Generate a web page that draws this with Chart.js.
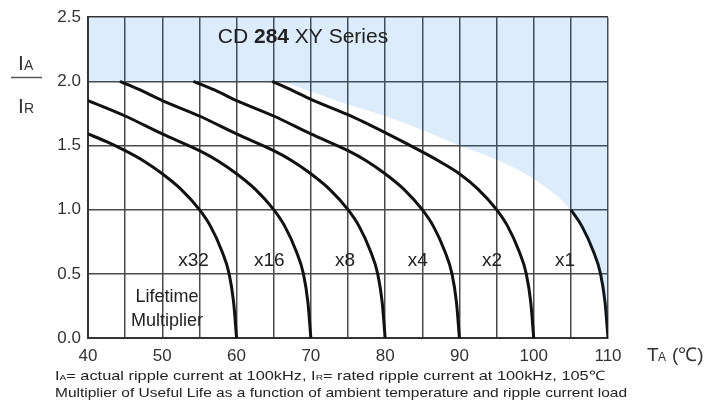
<!DOCTYPE html>
<html><head><meta charset="utf-8">
<script src="https://cdn.jsdelivr.net/npm/chart.js@4"></script>
<style>html,body{margin:0;padding:0;background:#fff}</style>
</head><body>
<canvas id="c" width="724" height="405"></canvas>
<script>
// ---- data ----
const xTickLabels = [40, 50, 60, 70, 80, 90, 100, 110];
const yTickLabels = [0.0, 0.5, 1.0, 1.5, 2.0, 2.5];
const multipliers = ['x32', 'x16', 'x8', 'x4', 'x2', 'x1'];

const x32_T = [40, 42.5, 45, 47.5, 50, 52.5, 55, 56.5, 58, 59, 59.6, 60];
const x32_I = [1.59, 1.53, 1.46, 1.38, 1.28, 1.16, 1.0, 0.87, 0.68, 0.5, 0.28, 0];

const x16_T = [40, 45, 50, 55, 57.5, 60, 62.5, 65, 66.5, 68, 69, 69.6, 70];
const x16_I = [1.85, 1.73, 1.59, 1.46, 1.38, 1.28, 1.16, 1.0, 0.87, 0.68, 0.5, 0.28, 0];

const x8_T = [44.3, 47.5, 50, 55, 60, 65, 67.5, 70, 72.5, 75, 76.5, 78, 79, 79.6, 80];
const x8_I = [2.0, 1.92, 1.85, 1.73, 1.59, 1.46, 1.38, 1.28, 1.16, 1.0, 0.87, 0.68, 0.5, 0.28, 0];

const x4_T = [54.2, 57.5, 60, 65, 70, 75, 77.5, 80, 82.5, 85, 86.5, 88, 89, 89.6, 90];
const x4_I = [2.0, 1.92, 1.85, 1.73, 1.59, 1.46, 1.38, 1.28, 1.16, 1.0, 0.87, 0.68, 0.5, 0.28, 0];

const x2_T = [64.8, 67.5, 70, 75, 80, 85, 87.5, 90, 92.5, 95, 96.5, 98, 99, 99.6, 100];
const x2_I = [2.0, 1.93, 1.86, 1.74, 1.6, 1.45, 1.37, 1.28, 1.16, 1.0, 0.87, 0.68, 0.5, 0.28, 0];

const x1_T = [105, 106.5, 108, 109, 109.6, 110];
const x1_I = [1.0, 0.87, 0.68, 0.5, 0.28, 0];

// limit of the permitted region (shaded above)
const limit_T = [40, 65, 70, 75, 80, 85, 90, 95, 100, 105, 106.5, 108, 109, 109.6, 110];
const limit_I = [2.0, 2.0, 1.92, 1.82, 1.73, 1.62, 1.5, 1.39, 1.24, 1.0, 0.87, 0.68, 0.5, 0.28, 0];

const labelT = [54.2, 64.4, 74.6, 84.4, 94.4, 104.2];
const labelI = 0.6;

// ---- helpers ----
const pts = (T, I) => T.map((t, i) => ({x: t, y: I[i]}));
const curve = (T, I) => ({
  data: pts(T, I), borderColor: '#111', borderWidth: 3, pointRadius: 0,
  fill: false, cubicInterpolationMode: 'monotone'
});

const FONT = "'Liberation Sans', Arial, sans-serif";

const textPlugin = {
  id: 'texts',
  afterDraw(chart) {
    const ctx = chart.ctx, xs = chart.scales.x, ys = chart.scales.y;
    ctx.save();
    ctx.fillStyle = '#222';
    ctx.textBaseline = 'middle';
    ctx.textAlign = 'center';
    ctx.font = '19px ' + FONT;
    multipliers.forEach((m, i) => {
      ctx.fillText(m, xs.getPixelForValue(labelT[i]), ys.getPixelForValue(labelI));
    });
    ctx.font = '18px ' + FONT;
    ctx.fillText('Lifetime', 167, 297);
    ctx.fillText('Multiplier', 167, 321);

    ctx.textAlign = 'left';
    const parts = [['CD ', '21px ' + FONT], ['284', 'bold 21px ' + FONT], [' XY Series', '21px ' + FONT]];
    let w = 0;
    parts.forEach(p => { ctx.font = p[1]; w += ctx.measureText(p[0]).width; });
    let x = 303 - w / 2;
    parts.forEach(p => { ctx.font = p[1]; ctx.fillText(p[0], x, 37); x += ctx.measureText(p[0]).width; });

    ctx.textBaseline = 'alphabetic';
    ctx.font = '21px ' + FONT;
    ctx.fillStyle = '#333';
    ctx.fillText('I', 18, 70);
    ctx.font = '14px ' + FONT;
    ctx.fillText('A', 24, 70);
    ctx.font = '21px ' + FONT;
    ctx.fillText('I', 18, 113);
    ctx.font = '14px ' + FONT;
    ctx.fillText('R', 24, 113);
    ctx.strokeStyle = '#555';
    ctx.lineWidth = 1.5;
    ctx.beginPath(); ctx.moveTo(11, 77.5); ctx.lineTo(42, 77.5); ctx.stroke();

    ctx.font = '19px ' + FONT;
    ctx.fillText('T', 647, 361);
    ctx.font = '12px ' + FONT;
    ctx.fillText('A', 658, 361);
    ctx.font = '19px ' + FONT;
    ctx.fillText('(℃)', 672, 361);

    const drawLine = (segs, x0, yb, targetW) => {
      let tw = 0;
      segs.forEach(s => { ctx.font = s[1]; tw += ctx.measureText(s[0]).width; });
      const sx = targetW / tw;
      ctx.save();
      ctx.translate(x0, yb);
      ctx.scale(sx, 1);
      let cx = 0;
      segs.forEach(s => { ctx.font = s[1]; ctx.fillText(s[0], cx, 0); cx += ctx.measureText(s[0]).width; });
      ctx.restore();
    };
    ctx.fillStyle = '#222';
    const f = '13px ' + FONT, fs = '8px ' + FONT;
    drawLine([['I', f], ['A', fs], ['= actual ripple current at 100kHz, ', f], ['I', f], ['R', fs],
              ['= rated ripple current at 100kHz, 105℃', f]], 55, 380, 550);
    drawLine([['Multiplier of Useful Life as a function of ambient temperature and ripple current load', f]], 55, 397, 572);
    ctx.restore();
  }
};

new Chart(document.getElementById('c'), {
  type: 'line',
  data: {
    datasets: [
      {
        data: pts(limit_T, limit_I), borderWidth: 0, borderColor: 'rgba(0,0,0,0)',
        backgroundColor: 'rgba(0,116,226,0.137)', pointRadius: 0, fill: 'end',
        cubicInterpolationMode: 'monotone'
      },
      curve(x32_T, x32_I), curve(x16_T, x16_I), curve(x8_T, x8_I),
      curve(x4_T, x4_I), curve(x2_T, x2_I), curve(x1_T, x1_I)
    ]
  },
  options: {
    responsive: false,
    devicePixelRatio: 1,
    animation: false,
    events: [],
    layout: {padding: {top: 12, right: 116, bottom: 0, left: 0}},
    plugins: {legend: {display: false}, tooltip: {enabled: false}},
    scales: {
      x: {
        type: 'linear', min: 40, max: 110,
        afterFit: s => { s.height = 67; },
        afterBuildTicks: s => {
          const t = [];
          for (let v = 40; v <= 110; v += 5) t.push({value: v});
          s.ticks = t;
        },
        ticks: {
          autoSkip: false, maxRotation: 0, padding: 8, color: '#333',
          font: {size: 17, family: FONT},
          callback: v => xTickLabels.includes(v) ? String(v) : ''
        },
        grid: {drawTicks: false, color: '#4a4a4a', lineWidth: 1.5},
        border: {display: true, color: '#333', width: 2}
      },
      y: {
        type: 'linear', min: 0, max: 2.5,
        afterFit: s => { s.width = 88; },
        afterBuildTicks: s => { s.ticks = yTickLabels.map(v => ({value: v})); },
        ticks: {
          padding: 7, color: '#333', font: {size: 17, family: FONT},
          callback: v => Number(v).toFixed(1)
        },
        grid: {
          drawTicks: false, lineWidth: 1.5,
          color: c => (c.tick && c.tick.value === 2.5) ? '#333' : '#4a4a4a'
        },
        border: {display: true, color: '#333', width: 2}
      }
    }
  },
  plugins: [textPlugin]
});
</script>
</body></html>
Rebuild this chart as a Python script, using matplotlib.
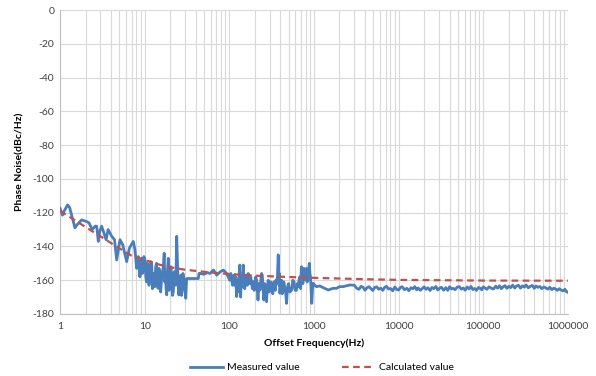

• • • • • • •

Exercise description: Scan the records above for the string "this", then select every line that holds it.

Written solution:
Generate a web page that draws this with Chart.js.
Rebuild this chart as a Python script, using matplotlib.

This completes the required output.